We humans are, like all other phenomena, dependent-related phenomena, and the most important phenomena, both in terms of number and degree of dependency, are all those phenomena in the natural world, in our immediate eco-system, that we are interacting with, that we are inextricably linked with. An immediate example is the air itself, containing the vital oxygen that we breathe in continuously in order to fuel the chemical and physiological transformations within our bodies that sustain our life moment by moment. Even if one has no scientific knowledge at all, a phenomenological appreciation of the mere fact of breathing reveals one’s dependence upon the whole atmosphere around oneself, an atmosphere that appears to fill the whole of space, to be limitless, inexhaustible, and to have no boundaries, and that merely to hold one’s breath for long  enough is to immediately create increasing physical distress which can only be alleviated by resuming breathing.

It is no coincidence that one of the most basic meditations in Buddhism is focussing and sustaining attention upon the breathing process, which is at the core of our embodiment within the natural world that is our life-support system’. Our breathing breathes life both into our meditation and generates awareness of our dependence upon ecological phenomena for our very awareness itself. By becoming more aware of the actual process of breathing we automatically become aware of awareness itself, which co-originates with the intake of air itself. Perhaps this union of in-breathed air with awareness is behind the long association of breath with spirit,  pneuma,  prana. But for me, the breath is proof of the embodiment of awareness within the ‘material’ or ‘physical’ world. even though awareness feels, especially in its reflexive mode, as being ‘non-material’, as transcending the material world, or as an emergent property of the material world, as somehow a phenomenon separate from the material world. The Buddha appears to have known that the breath is such a potent gateway to a deepening of mindfulness precisely because it is such an obvious and easy gateway towards a greater awareness of the myriad of ways in which the many mutually interacting, and mutually dependent, mental and physical sensations and processes that make up the human consciousness of the world. Just by following the breath deeper into its constituent and supportive physical processes and then going further into following all the subtle mental and emotional processes that are concomitant, or associated,  with the breath, one can actually traverse the entire route to enlightenment, as outlined in the sattipattana sutta.
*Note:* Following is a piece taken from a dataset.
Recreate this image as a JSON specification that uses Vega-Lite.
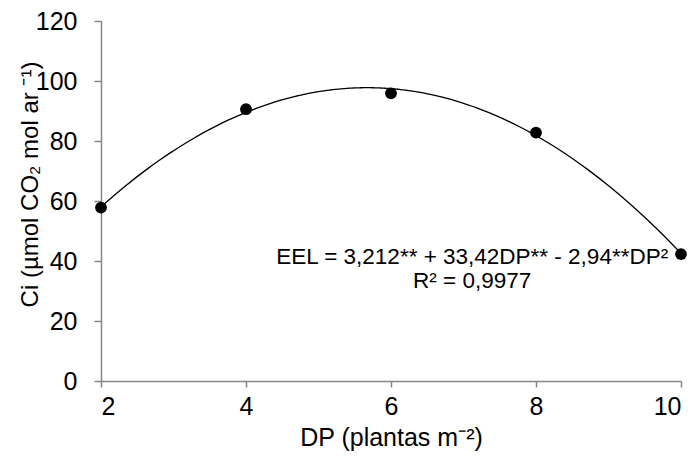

At no stage in the development of the breathing meditation could this dependence of the breath, and hence of our entire existence as a living being, upon the wider natural world, ever be forgotten, as the breath responds in every way to the condition of our environment. fresh air invigorates, stale air debilitates. breathing air in a room filled with fragrant incense and/or flowers can have a dramatic effect on the quality of meditation. Prehaps holy sites where much meditation, contemplation and prayer has gone on has air add qualities to the air that makes breathing the air there particularly powerful; not for nothing do we talk about the ‘atmosphere’ of a place or building. And, of course, we all breathe within the same atmosphere, we share the same air, so we are all connected to each other and all living beings through the air itself. By polluting the air in any way, we are harming all loving beings to some degree. And we are as humans, polluting the atmosphere in a colossal way through our collective carbon emissions with consequent colossal consequences for all living beings. A very natural way, therefore, to become more environmentally aware is simply to be more aware of our breath and its key role in all of our own life, both physical and mental, and in the life of all beings.